Instructions for the task =
Retype the stretch of lines that starts at the line containing "Emit a Python" and ends at the line containing "ols_coef = -0.0114", inclusive. Do not include pictures.

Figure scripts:
════

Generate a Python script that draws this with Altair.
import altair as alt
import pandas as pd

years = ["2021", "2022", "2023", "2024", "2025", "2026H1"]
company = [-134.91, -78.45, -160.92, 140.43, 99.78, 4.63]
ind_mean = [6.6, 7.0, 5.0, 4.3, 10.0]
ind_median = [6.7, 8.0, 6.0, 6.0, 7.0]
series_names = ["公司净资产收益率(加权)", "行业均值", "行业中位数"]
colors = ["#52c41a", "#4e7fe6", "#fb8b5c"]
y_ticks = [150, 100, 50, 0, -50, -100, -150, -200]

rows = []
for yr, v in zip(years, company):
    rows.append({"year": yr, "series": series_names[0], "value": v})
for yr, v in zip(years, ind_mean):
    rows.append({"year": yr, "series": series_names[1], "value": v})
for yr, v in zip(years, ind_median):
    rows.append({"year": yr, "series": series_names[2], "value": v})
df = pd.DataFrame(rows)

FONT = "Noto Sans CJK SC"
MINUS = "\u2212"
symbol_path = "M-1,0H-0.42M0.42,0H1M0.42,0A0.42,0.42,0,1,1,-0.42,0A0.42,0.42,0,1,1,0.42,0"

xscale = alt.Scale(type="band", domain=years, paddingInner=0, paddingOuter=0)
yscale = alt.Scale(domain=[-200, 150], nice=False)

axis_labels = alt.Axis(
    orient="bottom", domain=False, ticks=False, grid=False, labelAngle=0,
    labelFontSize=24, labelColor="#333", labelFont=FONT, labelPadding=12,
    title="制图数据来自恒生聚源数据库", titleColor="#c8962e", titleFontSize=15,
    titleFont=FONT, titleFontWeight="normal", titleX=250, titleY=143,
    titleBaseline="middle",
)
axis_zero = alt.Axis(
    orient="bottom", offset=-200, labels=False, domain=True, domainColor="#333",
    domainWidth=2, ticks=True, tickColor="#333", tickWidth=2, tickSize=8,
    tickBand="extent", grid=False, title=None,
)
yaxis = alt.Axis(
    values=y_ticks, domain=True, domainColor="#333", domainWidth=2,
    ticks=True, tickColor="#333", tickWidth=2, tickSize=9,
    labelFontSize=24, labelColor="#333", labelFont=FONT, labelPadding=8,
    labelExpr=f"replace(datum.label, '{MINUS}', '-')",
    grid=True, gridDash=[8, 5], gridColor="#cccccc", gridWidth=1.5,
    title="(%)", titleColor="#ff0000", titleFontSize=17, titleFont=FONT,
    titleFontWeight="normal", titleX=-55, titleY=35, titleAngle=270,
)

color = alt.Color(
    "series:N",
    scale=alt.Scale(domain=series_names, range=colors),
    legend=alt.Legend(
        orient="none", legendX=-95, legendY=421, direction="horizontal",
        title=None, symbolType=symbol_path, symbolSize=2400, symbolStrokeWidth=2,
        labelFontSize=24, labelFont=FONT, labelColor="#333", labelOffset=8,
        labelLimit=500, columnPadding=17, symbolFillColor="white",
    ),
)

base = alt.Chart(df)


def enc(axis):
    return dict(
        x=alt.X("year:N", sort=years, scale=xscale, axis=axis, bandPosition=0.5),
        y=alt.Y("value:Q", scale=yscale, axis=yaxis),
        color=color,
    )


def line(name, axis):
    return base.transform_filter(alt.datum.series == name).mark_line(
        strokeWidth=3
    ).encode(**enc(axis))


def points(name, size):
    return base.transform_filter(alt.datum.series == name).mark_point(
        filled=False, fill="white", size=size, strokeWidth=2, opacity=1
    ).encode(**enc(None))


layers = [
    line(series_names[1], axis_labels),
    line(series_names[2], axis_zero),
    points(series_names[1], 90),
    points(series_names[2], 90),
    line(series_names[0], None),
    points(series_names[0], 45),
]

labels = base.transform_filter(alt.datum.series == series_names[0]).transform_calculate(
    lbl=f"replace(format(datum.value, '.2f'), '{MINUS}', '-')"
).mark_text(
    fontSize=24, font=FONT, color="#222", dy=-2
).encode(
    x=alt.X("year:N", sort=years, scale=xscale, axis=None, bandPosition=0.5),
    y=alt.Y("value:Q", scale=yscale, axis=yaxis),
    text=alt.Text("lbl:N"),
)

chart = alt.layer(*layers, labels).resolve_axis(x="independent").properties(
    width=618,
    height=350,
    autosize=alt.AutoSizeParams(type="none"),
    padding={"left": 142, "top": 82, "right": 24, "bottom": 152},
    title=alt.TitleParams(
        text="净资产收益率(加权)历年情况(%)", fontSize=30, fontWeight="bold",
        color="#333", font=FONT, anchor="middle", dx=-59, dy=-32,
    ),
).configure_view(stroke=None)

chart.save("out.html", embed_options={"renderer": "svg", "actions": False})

════

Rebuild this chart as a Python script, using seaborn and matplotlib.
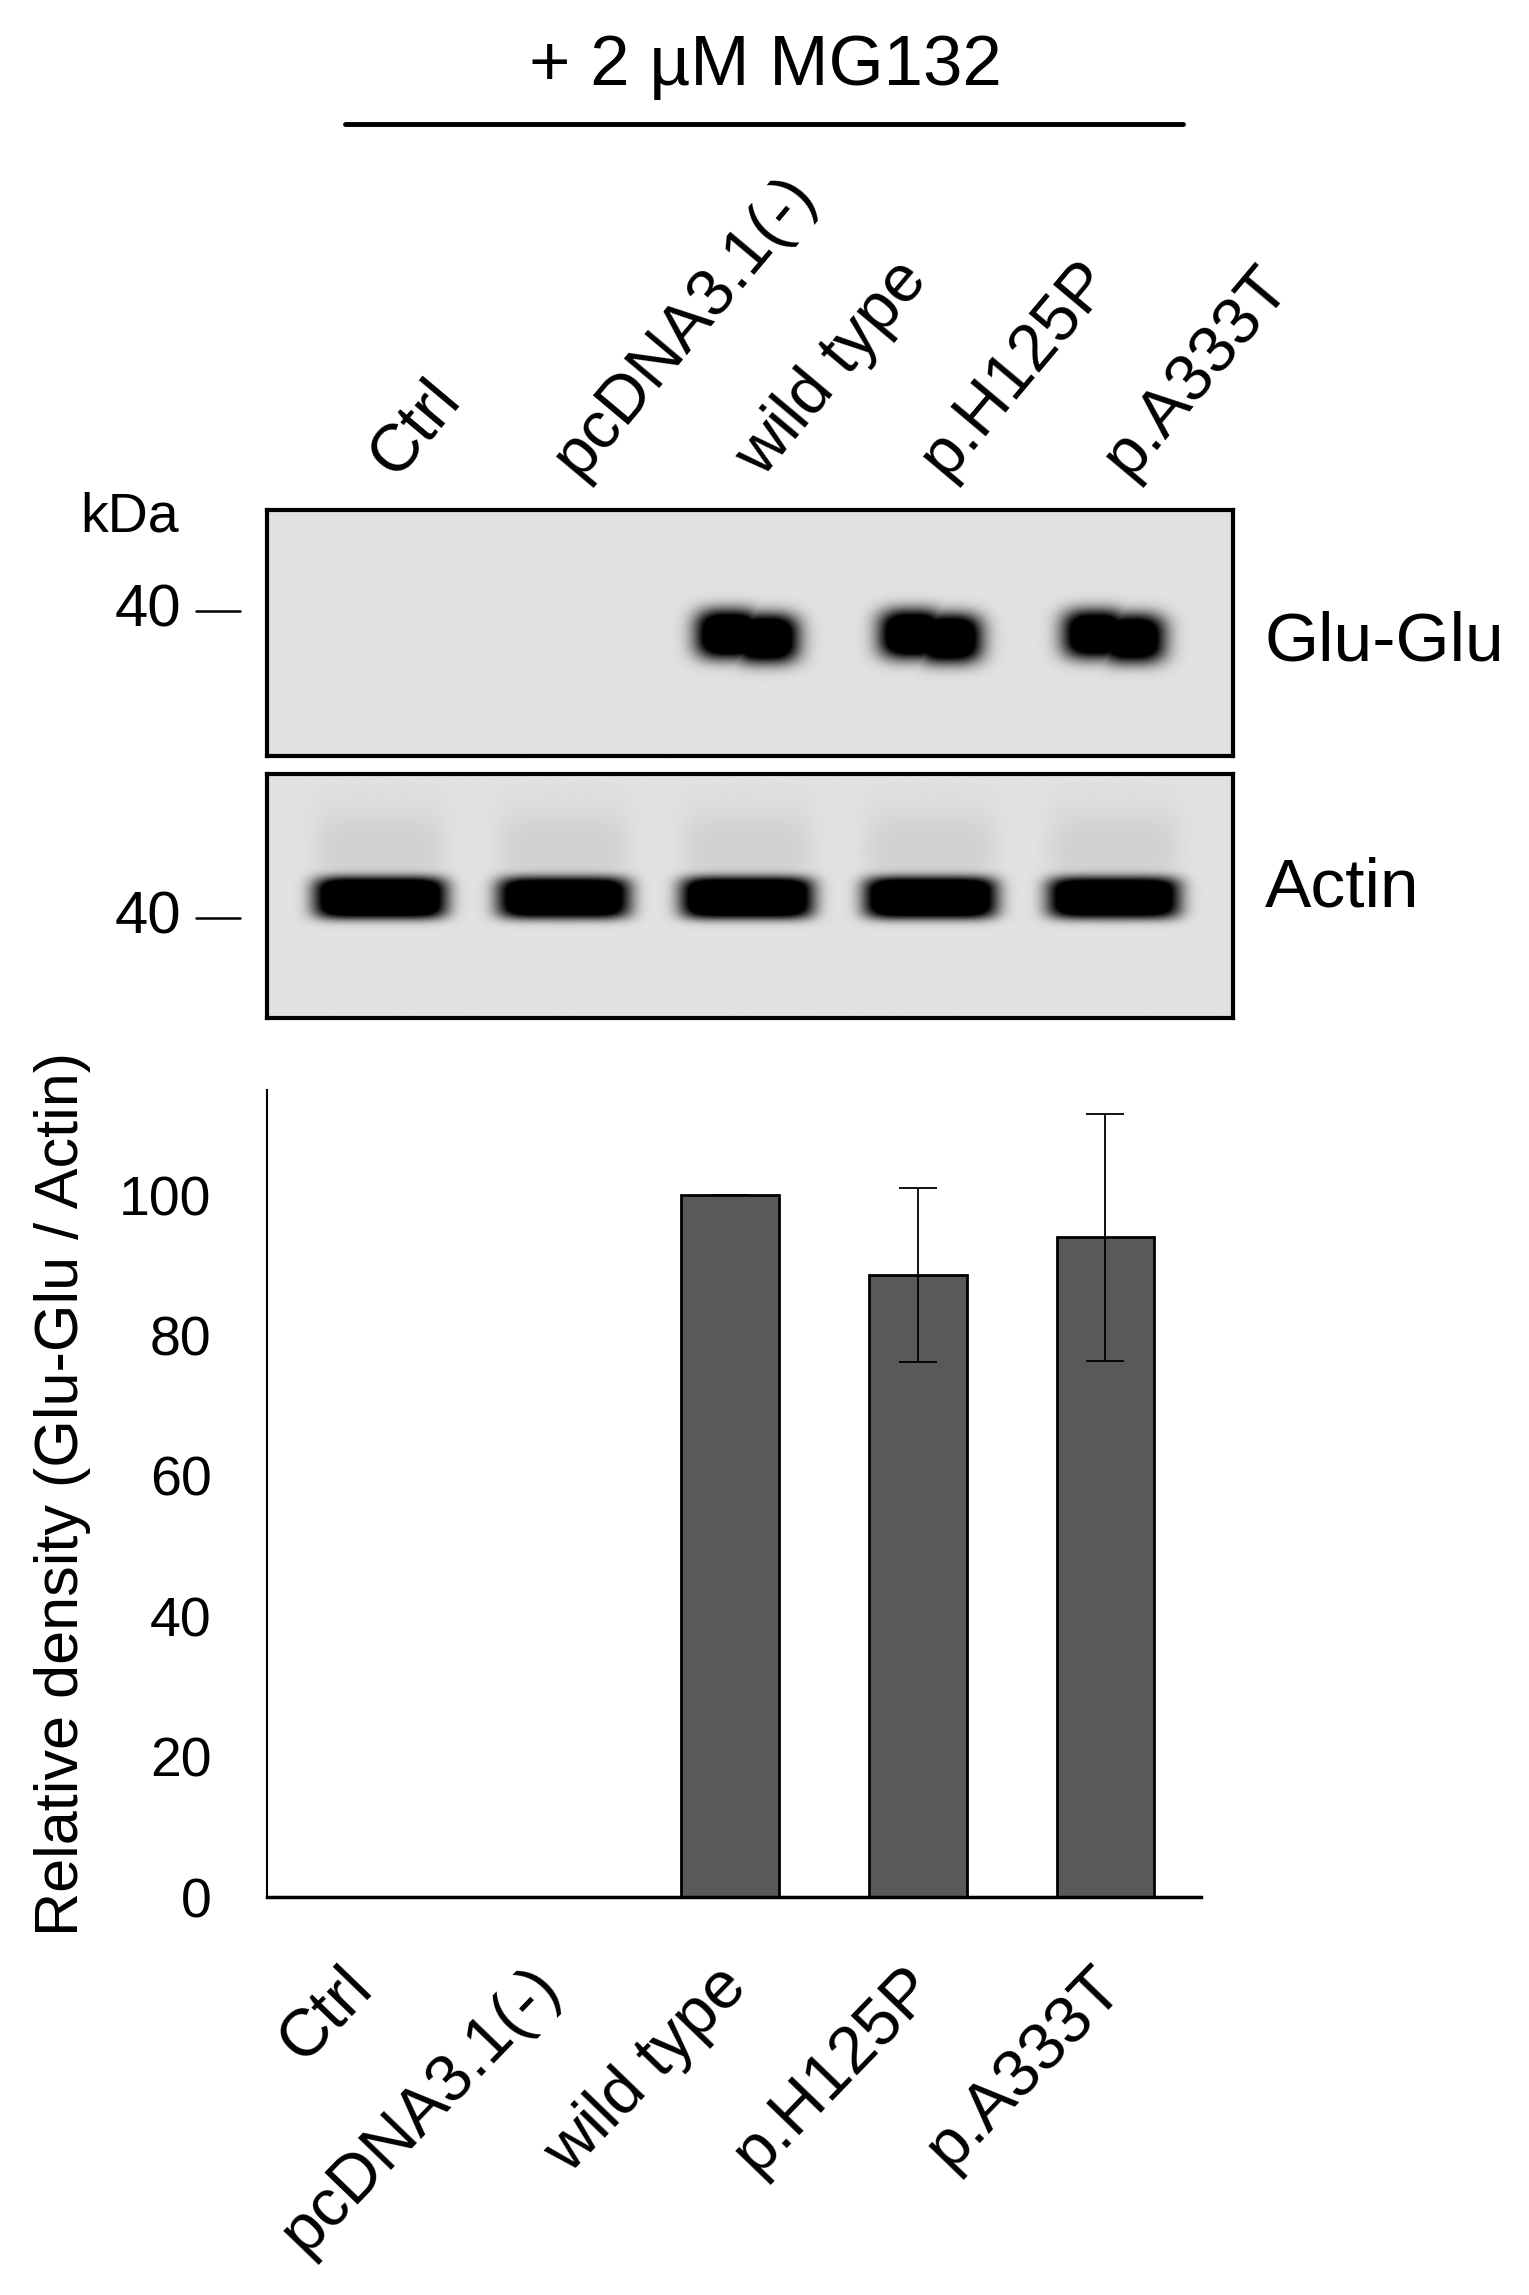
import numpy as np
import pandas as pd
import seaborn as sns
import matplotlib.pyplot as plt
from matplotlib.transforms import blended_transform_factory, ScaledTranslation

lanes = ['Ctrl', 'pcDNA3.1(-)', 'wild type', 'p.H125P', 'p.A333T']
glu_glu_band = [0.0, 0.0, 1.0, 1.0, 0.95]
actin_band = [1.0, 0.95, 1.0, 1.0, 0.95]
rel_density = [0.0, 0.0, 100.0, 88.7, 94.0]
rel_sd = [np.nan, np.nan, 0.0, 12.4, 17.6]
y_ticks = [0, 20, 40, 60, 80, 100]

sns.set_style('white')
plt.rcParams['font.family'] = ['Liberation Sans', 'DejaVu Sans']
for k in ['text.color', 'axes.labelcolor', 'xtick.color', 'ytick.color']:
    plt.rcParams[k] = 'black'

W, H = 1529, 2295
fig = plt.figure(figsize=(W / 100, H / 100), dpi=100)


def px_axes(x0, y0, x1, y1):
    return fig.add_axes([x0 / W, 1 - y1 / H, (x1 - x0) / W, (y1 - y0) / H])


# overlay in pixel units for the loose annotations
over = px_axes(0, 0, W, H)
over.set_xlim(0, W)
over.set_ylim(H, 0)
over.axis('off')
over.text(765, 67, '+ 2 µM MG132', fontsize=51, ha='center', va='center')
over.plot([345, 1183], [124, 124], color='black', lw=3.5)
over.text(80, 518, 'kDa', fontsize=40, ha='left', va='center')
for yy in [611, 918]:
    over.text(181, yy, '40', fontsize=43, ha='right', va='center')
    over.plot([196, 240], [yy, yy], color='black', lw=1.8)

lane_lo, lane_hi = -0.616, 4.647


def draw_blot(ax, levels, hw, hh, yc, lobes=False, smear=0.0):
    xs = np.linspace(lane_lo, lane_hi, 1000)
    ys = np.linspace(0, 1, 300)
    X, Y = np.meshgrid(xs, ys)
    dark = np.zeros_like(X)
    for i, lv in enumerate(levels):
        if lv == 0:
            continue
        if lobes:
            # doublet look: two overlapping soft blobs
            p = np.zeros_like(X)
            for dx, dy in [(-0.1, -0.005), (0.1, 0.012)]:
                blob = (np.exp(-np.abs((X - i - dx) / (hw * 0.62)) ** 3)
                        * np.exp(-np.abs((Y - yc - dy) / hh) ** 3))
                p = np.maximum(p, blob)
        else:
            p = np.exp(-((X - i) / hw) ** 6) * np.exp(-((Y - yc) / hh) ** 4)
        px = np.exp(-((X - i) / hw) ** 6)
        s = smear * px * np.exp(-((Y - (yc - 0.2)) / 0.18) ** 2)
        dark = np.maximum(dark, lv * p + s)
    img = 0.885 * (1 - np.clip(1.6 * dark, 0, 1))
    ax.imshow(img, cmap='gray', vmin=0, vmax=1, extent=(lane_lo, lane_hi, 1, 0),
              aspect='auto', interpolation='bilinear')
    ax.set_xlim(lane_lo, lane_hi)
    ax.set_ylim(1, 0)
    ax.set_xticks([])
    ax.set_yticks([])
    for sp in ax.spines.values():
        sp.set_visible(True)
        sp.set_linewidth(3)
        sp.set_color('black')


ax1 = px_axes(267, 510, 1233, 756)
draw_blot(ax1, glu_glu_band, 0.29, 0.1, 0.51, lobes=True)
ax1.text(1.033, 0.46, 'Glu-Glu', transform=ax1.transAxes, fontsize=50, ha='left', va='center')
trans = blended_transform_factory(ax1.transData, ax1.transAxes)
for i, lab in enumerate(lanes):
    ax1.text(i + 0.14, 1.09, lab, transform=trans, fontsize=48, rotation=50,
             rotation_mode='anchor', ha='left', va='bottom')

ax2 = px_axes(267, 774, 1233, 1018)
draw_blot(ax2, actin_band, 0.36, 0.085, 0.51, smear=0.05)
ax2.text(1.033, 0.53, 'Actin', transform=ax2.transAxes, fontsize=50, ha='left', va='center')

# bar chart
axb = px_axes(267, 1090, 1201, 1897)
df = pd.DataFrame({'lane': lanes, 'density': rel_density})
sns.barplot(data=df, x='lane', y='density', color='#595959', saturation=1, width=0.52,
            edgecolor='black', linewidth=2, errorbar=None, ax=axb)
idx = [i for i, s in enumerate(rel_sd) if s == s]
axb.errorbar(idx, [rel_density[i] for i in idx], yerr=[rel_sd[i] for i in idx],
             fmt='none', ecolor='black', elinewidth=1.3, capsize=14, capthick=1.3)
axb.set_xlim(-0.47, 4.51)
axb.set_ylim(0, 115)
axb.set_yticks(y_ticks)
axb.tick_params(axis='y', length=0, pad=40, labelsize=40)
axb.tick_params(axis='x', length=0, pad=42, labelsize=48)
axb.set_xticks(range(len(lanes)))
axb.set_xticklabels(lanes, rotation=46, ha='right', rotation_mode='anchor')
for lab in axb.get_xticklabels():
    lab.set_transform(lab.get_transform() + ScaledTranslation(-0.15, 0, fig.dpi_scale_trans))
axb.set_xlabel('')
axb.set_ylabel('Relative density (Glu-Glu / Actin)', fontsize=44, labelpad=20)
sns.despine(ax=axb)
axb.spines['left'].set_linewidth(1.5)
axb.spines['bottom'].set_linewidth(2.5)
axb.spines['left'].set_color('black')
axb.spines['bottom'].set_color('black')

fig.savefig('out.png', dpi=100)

════

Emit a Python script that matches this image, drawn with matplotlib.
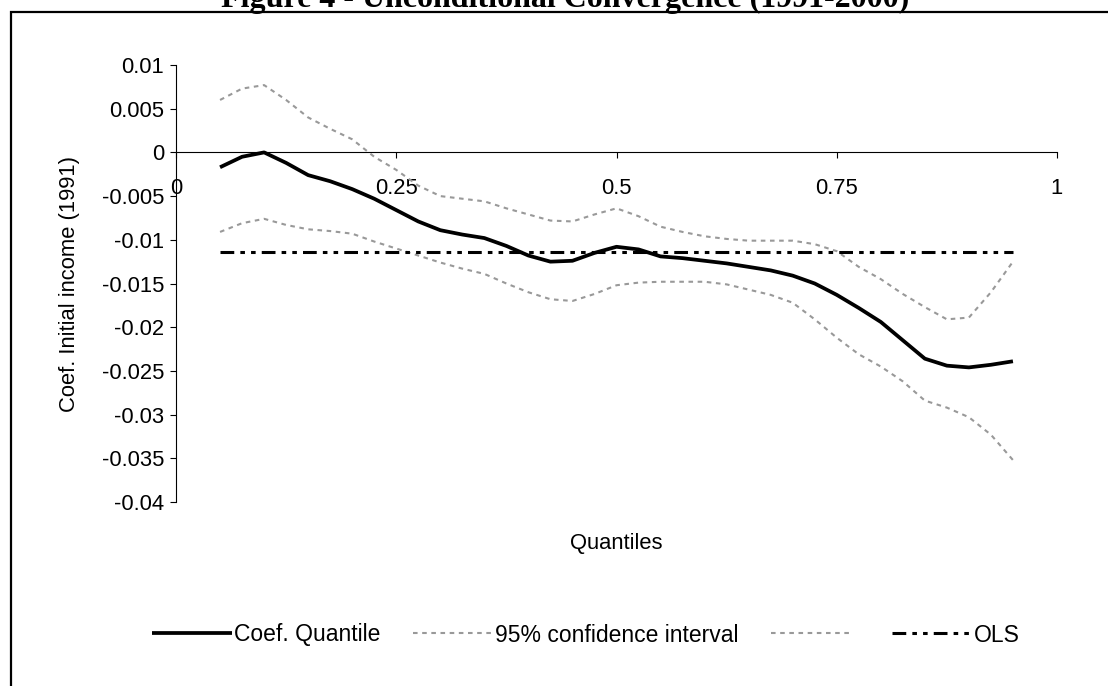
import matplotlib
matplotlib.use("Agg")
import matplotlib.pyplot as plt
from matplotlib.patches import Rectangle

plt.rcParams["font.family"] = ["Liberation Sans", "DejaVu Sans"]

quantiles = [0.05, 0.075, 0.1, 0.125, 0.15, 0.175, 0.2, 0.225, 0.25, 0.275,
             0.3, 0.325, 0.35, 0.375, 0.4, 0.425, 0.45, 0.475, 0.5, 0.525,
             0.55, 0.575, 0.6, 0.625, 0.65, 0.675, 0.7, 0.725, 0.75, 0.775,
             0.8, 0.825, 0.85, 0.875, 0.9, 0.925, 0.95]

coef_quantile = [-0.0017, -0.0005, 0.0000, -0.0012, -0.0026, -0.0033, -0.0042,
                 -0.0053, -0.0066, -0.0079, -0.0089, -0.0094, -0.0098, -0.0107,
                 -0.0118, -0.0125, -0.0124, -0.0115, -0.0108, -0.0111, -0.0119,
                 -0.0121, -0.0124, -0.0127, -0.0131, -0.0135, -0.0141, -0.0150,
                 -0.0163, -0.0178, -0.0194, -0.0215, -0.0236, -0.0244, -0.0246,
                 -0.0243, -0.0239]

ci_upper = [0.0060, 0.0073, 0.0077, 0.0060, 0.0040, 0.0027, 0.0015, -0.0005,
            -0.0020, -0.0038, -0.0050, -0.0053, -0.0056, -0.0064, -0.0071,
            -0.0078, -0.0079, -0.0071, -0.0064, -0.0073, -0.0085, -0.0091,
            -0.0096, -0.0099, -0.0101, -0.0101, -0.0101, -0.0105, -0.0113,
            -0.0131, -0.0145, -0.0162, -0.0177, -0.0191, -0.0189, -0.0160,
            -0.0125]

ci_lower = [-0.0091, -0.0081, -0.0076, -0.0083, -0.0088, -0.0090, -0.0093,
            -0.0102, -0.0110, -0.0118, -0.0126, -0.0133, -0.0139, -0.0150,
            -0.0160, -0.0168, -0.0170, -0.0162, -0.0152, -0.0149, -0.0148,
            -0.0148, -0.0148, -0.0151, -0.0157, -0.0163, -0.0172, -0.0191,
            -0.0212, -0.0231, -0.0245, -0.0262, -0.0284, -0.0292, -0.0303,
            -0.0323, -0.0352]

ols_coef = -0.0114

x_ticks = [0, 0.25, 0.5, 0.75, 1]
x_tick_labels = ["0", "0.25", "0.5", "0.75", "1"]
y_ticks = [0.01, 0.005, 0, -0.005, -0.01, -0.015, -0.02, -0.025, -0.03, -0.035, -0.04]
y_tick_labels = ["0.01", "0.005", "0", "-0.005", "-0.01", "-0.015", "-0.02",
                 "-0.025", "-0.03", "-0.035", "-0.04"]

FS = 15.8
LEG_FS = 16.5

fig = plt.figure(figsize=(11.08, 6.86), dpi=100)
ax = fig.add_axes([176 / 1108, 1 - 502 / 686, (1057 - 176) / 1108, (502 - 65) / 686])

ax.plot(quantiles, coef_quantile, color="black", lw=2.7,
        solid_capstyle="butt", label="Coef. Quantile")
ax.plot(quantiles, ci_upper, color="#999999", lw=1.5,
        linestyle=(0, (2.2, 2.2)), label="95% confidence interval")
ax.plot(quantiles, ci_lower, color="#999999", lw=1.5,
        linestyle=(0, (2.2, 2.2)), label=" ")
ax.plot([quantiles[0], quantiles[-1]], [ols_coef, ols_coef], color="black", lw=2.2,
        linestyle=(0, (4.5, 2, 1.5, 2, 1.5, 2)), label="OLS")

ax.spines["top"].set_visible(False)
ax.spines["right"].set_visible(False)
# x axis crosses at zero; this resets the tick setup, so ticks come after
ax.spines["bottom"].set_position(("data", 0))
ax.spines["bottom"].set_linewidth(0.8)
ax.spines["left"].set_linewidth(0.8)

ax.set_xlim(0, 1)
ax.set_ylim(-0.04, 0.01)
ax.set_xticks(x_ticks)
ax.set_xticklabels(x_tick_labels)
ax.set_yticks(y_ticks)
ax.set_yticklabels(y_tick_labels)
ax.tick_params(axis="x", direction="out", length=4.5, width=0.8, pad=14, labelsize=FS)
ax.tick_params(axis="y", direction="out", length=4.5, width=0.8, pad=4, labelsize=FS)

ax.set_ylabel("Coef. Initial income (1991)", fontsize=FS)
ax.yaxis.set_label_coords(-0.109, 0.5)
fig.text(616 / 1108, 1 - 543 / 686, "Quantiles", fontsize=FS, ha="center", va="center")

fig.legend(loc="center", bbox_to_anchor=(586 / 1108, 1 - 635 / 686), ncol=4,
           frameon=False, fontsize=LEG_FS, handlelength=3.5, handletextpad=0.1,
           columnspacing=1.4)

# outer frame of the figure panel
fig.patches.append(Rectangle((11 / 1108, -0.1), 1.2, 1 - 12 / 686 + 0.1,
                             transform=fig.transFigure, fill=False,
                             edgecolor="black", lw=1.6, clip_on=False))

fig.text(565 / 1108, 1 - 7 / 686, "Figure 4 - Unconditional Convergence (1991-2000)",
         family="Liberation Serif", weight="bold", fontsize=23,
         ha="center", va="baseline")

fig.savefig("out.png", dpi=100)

════

Response below =
Emit a Python script that matches this image, drawn with matplotlib.
import matplotlib
matplotlib.use("Agg")
import matplotlib.pyplot as plt
from matplotlib.patches import Rectangle

plt.rcParams["font.family"] = ["Liberation Sans", "DejaVu Sans"]

quantiles = [0.05, 0.075, 0.1, 0.125, 0.15, 0.175, 0.2, 0.225, 0.25, 0.275,
             0.3, 0.325, 0.35, 0.375, 0.4, 0.425, 0.45, 0.475, 0.5, 0.525,
             0.55, 0.575, 0.6, 0.625, 0.65, 0.675, 0.7, 0.725, 0.75, 0.775,
             0.8, 0.825, 0.85, 0.875, 0.9, 0.925, 0.95]

coef_quantile = [-0.0017, -0.0005, 0.0000, -0.0012, -0.0026, -0.0033, -0.0042,
                 -0.0053, -0.0066, -0.0079, -0.0089, -0.0094, -0.0098, -0.0107,
                 -0.0118, -0.0125, -0.0124, -0.0115, -0.0108, -0.0111, -0.0119,
                 -0.0121, -0.0124, -0.0127, -0.0131, -0.0135, -0.0141, -0.0150,
                 -0.0163, -0.0178, -0.0194, -0.0215, -0.0236, -0.0244, -0.0246,
                 -0.0243, -0.0239]

ci_upper = [0.0060, 0.0073, 0.0077, 0.0060, 0.0040, 0.0027, 0.0015, -0.0005,
            -0.0020, -0.0038, -0.0050, -0.0053, -0.0056, -0.0064, -0.0071,
            -0.0078, -0.0079, -0.0071, -0.0064, -0.0073, -0.0085, -0.0091,
            -0.0096, -0.0099, -0.0101, -0.0101, -0.0101, -0.0105, -0.0113,
            -0.0131, -0.0145, -0.0162, -0.0177, -0.0191, -0.0189, -0.0160,
            -0.0125]

ci_lower = [-0.0091, -0.0081, -0.0076, -0.0083, -0.0088, -0.0090, -0.0093,
            -0.0102, -0.0110, -0.0118, -0.0126, -0.0133, -0.0139, -0.0150,
            -0.0160, -0.0168, -0.0170, -0.0162, -0.0152, -0.0149, -0.0148,
            -0.0148, -0.0148, -0.0151, -0.0157, -0.0163, -0.0172, -0.0191,
            -0.0212, -0.0231, -0.0245, -0.0262, -0.0284, -0.0292, -0.0303,
            -0.0323, -0.0352]

ols_coef = -0.0114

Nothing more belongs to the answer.